For the nine months ended December 31, 2020, we had a net loss of approximately
$10,812,000, which consisted of approximately $12,000 of interest income on investments held in Trust Account, offset by approximately $969,000 in general and administrative costs, change in fair value of derivative warrant liability of $9,788,000
and approximately $67,000 in franchise tax expense.
The results of operations for the three months ended December 31, 2019 and for
the period from September 27, 2019 (inception) through December 31, 2019 were not presented because it had no activity.
Proposed Business
Combination
On November 30, 2020, we entered into an Agreement and Plan of Merger (the Merger Agreement) with PVMS
Merger Sub, Inc., a Delaware corporation and our wholly-owned direct subsidiary (Merger Sub), and View, Inc., a Delaware corporation (View). Pursuant to the Merger Agreement, subject to the terms and conditions set forth
therein, upon the closing of the transactions contemplated thereby (the Closing), Merger Sub will merge with and into View (the Merger), whereby the separate corporate existence of Merger Sub will cease and View will be the
surviving corporation of the Merger and become our wholly owned subsidiary. At the Closing, the Company will amend its charter to, among other matters, change its name to View, Inc. For more information about the business combination,
see the preliminary proxy statement/prospectus filed with the Securities and Exchange Commission (the SEC) on January 26, 2021 and the Form 8-K filed with the SEC on November 30, 2020.
In connection with the execution of the Merger Agreement, on November 30, 2020, the Company entered into Subscription Agreements
with certain investors (the PIPE Investors), including the Sponsor, pursuant to which, contemporaneously with the Closing, such PIPE Investors will purchase an aggregate of 30,000,000 shares of the Companys Class A common
stock (the PIPE Shares) at $10.00 per share for an aggregate purchase price of $300,000,000 (the PIPE Investments), with the Sponsors Subscription Agreement accounting for $50,000,000 of such aggregate PIPE Investments.
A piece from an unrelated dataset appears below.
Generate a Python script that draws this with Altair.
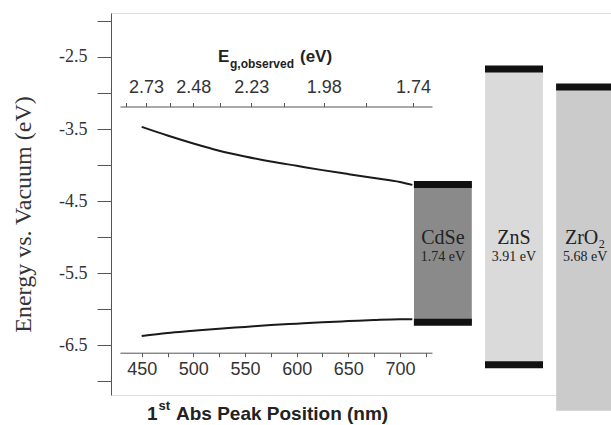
import altair as alt
import pandas as pd

# ---- data ----
peak_nm = [450, 475, 500, 525, 550, 575, 600, 625, 650, 675, 700, 712]
cb_curve = [-3.47, -3.59, -3.70, -3.80, -3.88, -3.95, -4.01, -4.07, -4.125, -4.18, -4.235, -4.275]
vb_curve = [-6.37, -6.33, -6.30, -6.27, -6.245, -6.22, -6.20, -6.18, -6.165, -6.15, -6.14, -6.14]

materials = ["CdSe", "ZnS", "ZrO\u2082"]
gap_text = ["1.74 eV", "3.91 eV", "5.68 eV"]
cb_level = [-4.268, -2.668, -2.916]
body_bottom = [-6.18, -6.77, -7.41]
vb_level = [-6.18, -6.77, None]
bar_colors = ["#8a8a8a", "#dadada", "#cbcbcb"]

nm_ticks = [450, 475, 500, 525, 550, 575, 600, 625, 650, 675, 700, 725]
eg_major = [2.73, 2.48, 2.23, 1.98, 1.74]
eg_minor = [2.85, 2.60, 2.36, 2.11, 1.86]
y_ticks = [-7.0, -6.5, -6.0, -5.5, -5.0, -4.5, -4.0, -3.5, -3.0, -2.5, -2.0]

# ---- tables ----
curves = pd.DataFrame({
    "nm": peak_nm * 2,
    "energy": cb_curve + vb_curve,
    "band": ["CB"] * len(peak_nm) + ["VB"] * len(peak_nm),
})
bars = pd.DataFrame({"material": materials, "top": cb_level, "bottom": body_bottom, "gap": gap_text})
caps = pd.DataFrame({"material": materials * 2, "level": cb_level + vb_level}).dropna()
top_ticks = pd.DataFrame({"nm": [1240.0 / e for e in eg_major + eg_minor]})

y_scale = alt.Scale(domain=[-7.19, -1.89], nice=False, zero=False)
y_axis = alt.Axis(
    values=y_ticks,
    labelExpr="abs(round(datum.value*2)) % 2 == 1 ? replace(datum.label, '\u2212', '-') : ''",
    title="Energy vs. Vacuum (eV)",
    titleFont="Liberation Serif", titleFontSize=24, titleFontWeight="normal",
    titleColor="#333", titleX=-88, titleY=201, titleAngle=-90,
    titleAlign="center", titleBaseline="middle",
    labelFont="Liberation Serif", labelFontSize=18, labelColor="#333",
    labelPadding=10, tickSize=14, tickColor="#555", domainColor="#555",
    grid=False,
)
nm_scale = alt.Scale(domain=[429, 731], range=[9, 321], nice=False, zero=False)

# ---- bars (band scale) ----
band = alt.Scale(domain=materials, range=[303, 503], paddingInner=0.187, paddingOuter=0)
xb = alt.X("material:N", scale=band, axis=None, sort=materials)
body = alt.Chart(bars).mark_bar(strokeWidth=0, opacity=1).encode(
    x=xb,
    y=alt.Y("top:Q", scale=y_scale, axis=y_axis),
    y2="bottom:Q",
    color=alt.Color("material:N", scale=alt.Scale(domain=materials, range=bar_colors), legend=None),
)
cap = alt.Chart(caps).mark_tick(color="#111", thickness=7, size=58, opacity=1).encode(
    x=xb, y=alt.Y("level:Q", scale=y_scale, axis=y_axis)
)
name_txt = alt.Chart(bars).mark_text(
    font="Liberation Serif", fontSize=20, color="#222", baseline="alphabetic"
).encode(x=xb, y=alt.value(231), text="material:N")
gap_txt = alt.Chart(bars).mark_text(
    font="Liberation Serif", fontSize=14, color="#222", baseline="alphabetic"
).encode(x=xb, y=alt.value(248), text="gap:N")
bar_layer = alt.layer(body, cap, name_txt, gap_txt)

# ---- curves with bottom nm axis ----
line = alt.Chart(curves).mark_line(color="#1a1a1a", strokeWidth=2, interpolate="monotone").encode(
    x=alt.X("nm:Q", scale=nm_scale, axis=alt.Axis(
        orient="bottom", values=nm_ticks, offset=-42.3, title=None,
        labelExpr="datum.value % 50 == 0 ? datum.label : ''",
        labelFont="Liberation Sans", labelFontSize=18, labelColor="#333",
        tickSize=4, labelPadding=4, tickColor="#555", domainColor="#555", grid=False,
    )),
    y=alt.Y("energy:Q", scale=y_scale, axis=y_axis),
    detail="band:N",
)

# ---- top Eg axis (same nm positions) ----
eg_list = ",".join(str(v) for v in eg_major)
top = alt.Chart(top_ticks).mark_point(opacity=0).encode(
    x=alt.X("nm:Q", scale=nm_scale, axis=alt.Axis(
        orient="top", values=list(top_ticks["nm"]), offset=-93.5, title=None,
        labelExpr=f"indexof([{eg_list}], round(124000/datum.value)/100) >= 0 ? format(1240/datum.value, '.2f') : ''",
        labelFont="Liberation Sans", labelFontSize=18, labelColor="#333",
        tickSize=4, labelPadding=6, tickColor="#555", domainColor="#555", grid=False,
    )),
)

# ---- axis titles with sub/superscripts ----
def piece(txt, x, y, size, align="left"):
    return alt.Chart(pd.DataFrame({"t": [txt]})).mark_text(
        font="Liberation Sans", fontWeight="bold", fontSize=size, color="#222",
        align=align, baseline="alphabetic",
    ).encode(x=alt.value(x), y=alt.value(y), text="t:N")

titles = alt.layer(
    piece("1", 46.5, 406.5, 19, "right"),
    piece("st", 47.5, 397, 13),
    piece("Abs Peak Position (nm)", 65, 406.5, 19),
    piece("E", 107, 48.7, 17),
    piece("g,observed", 119, 54.5, 12),
    piece("(eV)", 189, 48.7, 17),
)

chart = alt.layer(bar_layer, line, top, titles).resolve_scale(x="independent").properties(
    width=500, height=382, autosize="none",
    padding={"left": 111, "top": 13, "right": 0, "bottom": 30},
).configure_view(stroke=None).configure(background="white")

chart.save("out.html", embed_options={"renderer": "svg", "actions": False})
Liquidity and Capital Resources
As
of December 31, 2020, we had approximately $32,000 in our operating bank account, and working capital of approximately $19,000.
Our
liquidity needs to date have been satisfied through a contribution of $25,000 from our Sponsor in exchange for the issuance of the Founder Shares, the loan of approximately $185,000 from our Sponsor pursuant to a promissory note (the Pre-IPO Note), the proceeds from the consummation of the Private Placement not held in the Trust Account and the Sponsor Loan (as defined below). We fully repaid the
Pre-IPO Note as of August 31, 2020. In addition, in order to finance transaction costs in connection with a Business Combination, our Sponsor has committed to loan to us up to $750,000 to fund our
expenses relating to investigating and selecting a target business and other working capital requirements after the Initial Public Offering and prior to our initial Business Combination (the Sponsor Loan). If the Sponsor Loan is
insufficient, our Sponsor or an affiliate of our Sponsor, or certain of our officers and directors may, but are not obligated to, provide us working capital loans. As of December 31, 2020, there was $160,000 outstanding under the Sponsor Loan.
Based on the foregoing, management believes that we will have sufficient working capital and borrowing capacity from our Sponsor to meet
our needs through the earlier of the consummation of a Business Combination or one year from this filing. Over this time period, we will be using these funds for paying existing accounts payable, identifying and evaluating prospective target
businesses, performing due diligence on prospective target businesses, paying for travel expenditures, selecting the target business to merge with or acquire, and structuring, negotiating and consummating the Business Combination.
We continue to evaluate the impact of the COVID-19 pandemic and our management has concluded that the
specific impact is not readily determinable as of the date of the accompanying financial statements. The financial statements accompanying this report do not include any adjustments that might result from the outcome of this uncertainty.